En Guadeloupe, Guyane, Martinique et Mayotte, d’autres communes pourraient également être concernées, selon leur inscription dans l’annexe I du décret n°2013-392. Une vérification via le simulateur en ligne du gouvernement permet de le confirmer au cas par cas. Ce zonage reste évolutif et pourra faire l’objet de nouvelles modifications.
Des règles strictes pour les propriétaires et bailleurs
Dans les zones concernées, la règle est claire : le loyer appliqué à un nouveau locataire ne peut pas dépasser celui payé par le précédent, sauf exception. Si aucune révision n’a eu lieu au cours des 12 mois précédents, le loyer peut être ajusté à hauteur de l’Indice de Référence des Loyers (IRL). Si une révision a déjà été faite, aucune hausse n’est possible.
Des dérogations encadrées existent :
- si le loyer antérieur est manifestement sous-évalué par rapport aux prix du voisinage, une hausse partielle est autorisée dans la limite de la moitié de l’écart constaté ;
- si des travaux d’amélioration ont été réalisés pour un montant au moins égal à la moitié d’un an de loyer, le bailleur peut appliquer une augmentation allant jusqu’à 15 % du coût TTC des travaux, répartie sur le loyer annuel.
Ces deux critères peuvent se cumuler, mais la hausse reste plafonnée au montant le plus élevé des deux limites. À noter également : si le logement est classé F ou G sur l’étiquette énergétique (selon le DPE), aucune augmentation n’est autorisée, quelle que soit la situation.
Une législation qui s’applique aussi au renouvellement de bail
Le même encadrement s’applique au renouvellement du contrat de location, sauf si le bailleur démontre que le loyer est sous-évalué et qu’il a réalisé des travaux significatifs depuis le dernier bail.
Dans ce cas, la réévaluation suit les mêmes plafonds que pour une relocation : soit 15 % du coût des travaux, soit la moitié de l’écart avec les loyers du voisinage, selon la valeur la plus élevée. À défaut de répondre à ces deux conditions cumulatives, seule une révision IRL peut être appliquée.
Dans tous les cas, les bailleurs doivent être en mesure de justifier leur demande de revalorisation en fournissant des références locatives comparables dans le voisinage ou des justificatifs de travaux. Le contrat doit intégrer ces éléments, y compris des baux de plus de trois ans si nécessaire.

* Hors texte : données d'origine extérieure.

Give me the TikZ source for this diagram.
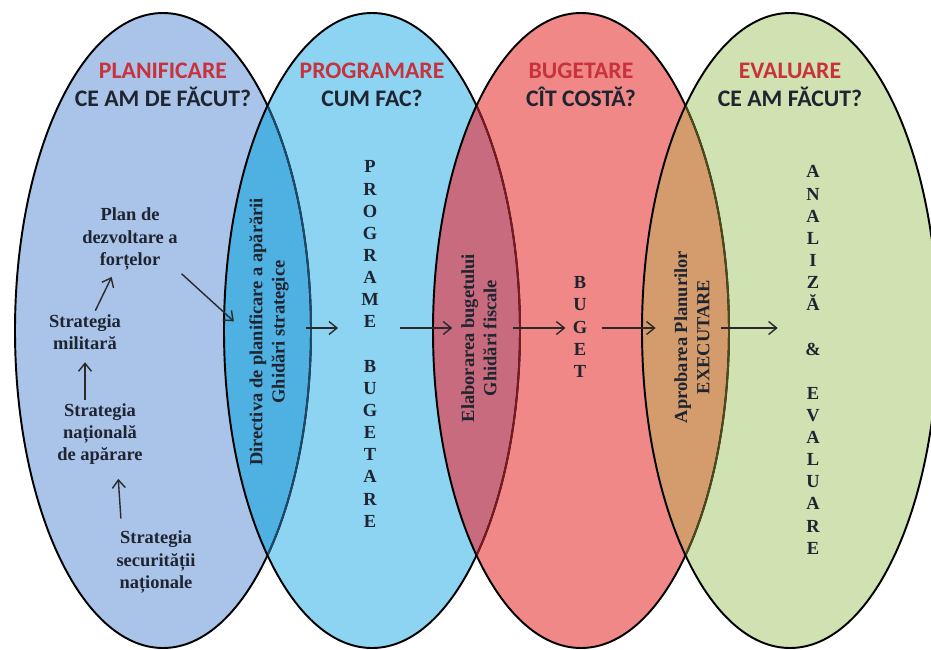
\documentclass[tikz,border=0pt]{standalone}
\usepackage{fontspec}
\usepackage{xcolor}
\usepackage{tikz}
\usetikzlibrary{arrows.meta,positioning}
\newfontfamily\headfam{Carlito}
\newfontfamily\bodyfam{Liberation Serif}
\definecolor{cPlan}{HTML}{A9C4E8}
\definecolor{cProg}{HTML}{8DD4F3}
\definecolor{cBug}{HTML}{F08888}
\definecolor{cEval}{HTML}{D0E1B2}
\definecolor{cLensA}{HTML}{4FB0E2}
\definecolor{cLensB}{HTML}{C86B7E}
\definecolor{cLensC}{HTML}{D49C6C}
\definecolor{cEdgeA}{HTML}{1D4A6A}
\definecolor{cEdgeB}{HTML}{7A1A20}
\definecolor{cEdgeC}{HTML}{4A4A1A}
\definecolor{cRed}{HTML}{C8323C}
\definecolor{cText}{HTML}{1E2430}
\definecolor{cArrow}{HTML}{2A2A2A}
\tikzset{
  oval/.style ={draw=black, line width=1.1pt},
  arrow/.style={-{Straight Barb[length=1.6mm,width=2.6mm]}, line width=0.8pt, draw=cArrow},
  head/.style ={font=\headfam\bfseries\fontsize{13.5}{15.9}\selectfont, text=cText, align=center},
  body/.style ={font=\bodyfam\bfseries\fontsize{10.5}{12.6}\selectfont, text=cText, align=center, inner sep=2pt},
  lens/.style ={body, rotate=90},
}

\begin{document}
\begin{tikzpicture}[x=0.02cm,y=-0.02cm]
  \useasboundingbox (0,0) rectangle (931,650);
  \fill[white] (0,0) rectangle (931,650);
  \foreach \cx/\col in {163/cPlan,372/cProg,581/cBug,790/cEval}
    \fill[\col] (\cx,330.5) ellipse [x radius=148, y radius=317.5];
  \foreach \ca/\cb/\col in {163/372/cLensA,372/581/cLensB,581/790/cLensC}{
    \begin{scope}
      \clip (\ca,330.5) ellipse [x radius=148, y radius=317.5];
      \fill[\col] (\cb,330.5) ellipse [x radius=148, y radius=317.5];
    \end{scope}
  }
  \foreach \cx in {163,372,581,790}
    \draw[oval] (\cx,330.5) ellipse [x radius=148, y radius=317.5];
  \foreach \ca/\cb/\col in {163/372/cEdgeA,372/581/cEdgeB,581/790/cEdgeC}{
    \begin{scope}
      \clip (\cb,330.5) ellipse [x radius=147, y radius=316.5];
      \draw[oval,draw=\col] (\ca,330.5) ellipse [x radius=148, y radius=317.5];
    \end{scope}
  }

  \node[head] (hPlan) at (163,85) {\textcolor{cRed}{PLANIFICARE}\\CE AM DE FĂCUT?};
  \node[head] (hProg) at (372,85) {\textcolor{cRed}{PROGRAMARE}\\CUM FAC?};
  \node[head] (hBug)  at (581,85) {\textcolor{cRed}{BUGETARE}\\CÎT COSTĂ?};
  \node[head] (hEval) at (790,85) {\textcolor{cRed}{EVALUARE}\\CE AM FĂCUT?};

  \node[body] (plan) at (130,239) {Plan de\\dezvoltare a\\forțelor};
  \node[body] (mil)  at (85,332)  {Strategia\\militară};
  \node[body] (nat)  at (100,434) {Strategia\\națională\\de apărare};
  \node[body] (sec)  at (156,562) {Strategia\\securității\\naționale};

  \node[lens] (dir)   at (269,332) {Directiva de planificare a apărării\\Ghidări strategice};
  \node[lens] (elab)  at (479,338) {Elaborarea bugetului\\Ghidări fiscale};
  \node[lens] (aprob) at (692,337) {Aprobarea Planurilor\\EXECUTARE};

  \node[body] (prog)  at (370,344) {P\\R\\O\\G\\R\\A\\M\\E\\[12.6pt]B\\U\\G\\E\\T\\A\\R\\E};
  \node[body] (buget) at (580,327) {B\\U\\G\\E\\T};
  \node[body] (anal)  at (813,360) {A\\N\\A\\L\\I\\Z\\Ă\\[12.6pt]\&\\[12.6pt]E\\V\\A\\L\\U\\A\\R\\E};

  \draw[arrow, shorten >=2pt] (mil) -- (plan);
  \draw[arrow, shorten >=5pt] (nat.north -| mil) -- (mil);
  \draw[arrow, shorten <=5pt, shorten >=6pt] ([xshift=5pt]sec.north west) -- ([xshift=10pt]nat.south);
  \draw[arrow, shorten >=9pt] (plan.south east) -- (dir.north);

  \coordinate (axis) at (0,328);
  \draw[arrow, shorten <=7.5pt, shorten >=11pt] (dir.south |- axis) -- (prog.west |- axis);
  \draw[arrow, shorten <=10pt, shorten >=3pt] (prog.east |- axis) -- (elab.north |- axis);
  \draw[arrow, shorten <=7pt, shorten >=2pt] (elab.south |- axis) -- (buget.west |- axis);
  \draw[arrow, shorten <=6pt, shorten >=8.5pt] (buget.east |- axis) -- (aprob.north |- axis);
  \draw[arrow, shorten <=4.5pt, shorten >=13.5pt] (aprob.south |- axis) -- (anal.west |- axis);
\end{tikzpicture}
\end{document}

Vers un second niveau d’encadrement en Outre-mer ?
Ce décret s’inscrit dans un mouvement plus large de régulation du marché locatif ultramarin. En parallèle, la loi du 13 juin 2025, portée par la députée Audrey Bélim, autorise désormais les collectivités ultramarines situées en zone tendue à expérimenter l’encadrement du niveau des loyers, comme cela se pratique déjà à Paris ou Lille. Ce second dispositif, plus contraignant, repose sur la fixation de loyers de référence préfectoraux au mètre carré.
L’expérimentation est ouverte jusqu’en juin 2027 pour les collectivités volontaires. Si certaines communes outre-mer activent ce levier, les deux encadrements — de l’évolution et du niveau — pourraient alors coexister sur un même territoire, ce qui suppose une articulation juridique fine déjà anticipée par l’ANIL.
Une nouvelle ère pour la régulation des loyers ultramarins
Ce nouveau cadre réglementaire s’inscrit dans une dynamique de régulation progressive du marché locatif dans les territoires ultramarins. L’analyse juridique n°2025‑14 de l’ANIL, publiée à jour au 18 juillet 2025, apporte un décryptage essentiel pour les acteurs concernés, bailleurs comme collectivités. En parallèle, la récente loi du 13 juin 2025 ouvre la voie à un encadrement plus large, cette fois sur le niveau des loyers, dans les communes volontaires. L’évolution des loyers n’est donc plus laissée à la seule appréciation du marché dans les territoires ultramarins les plus exposés.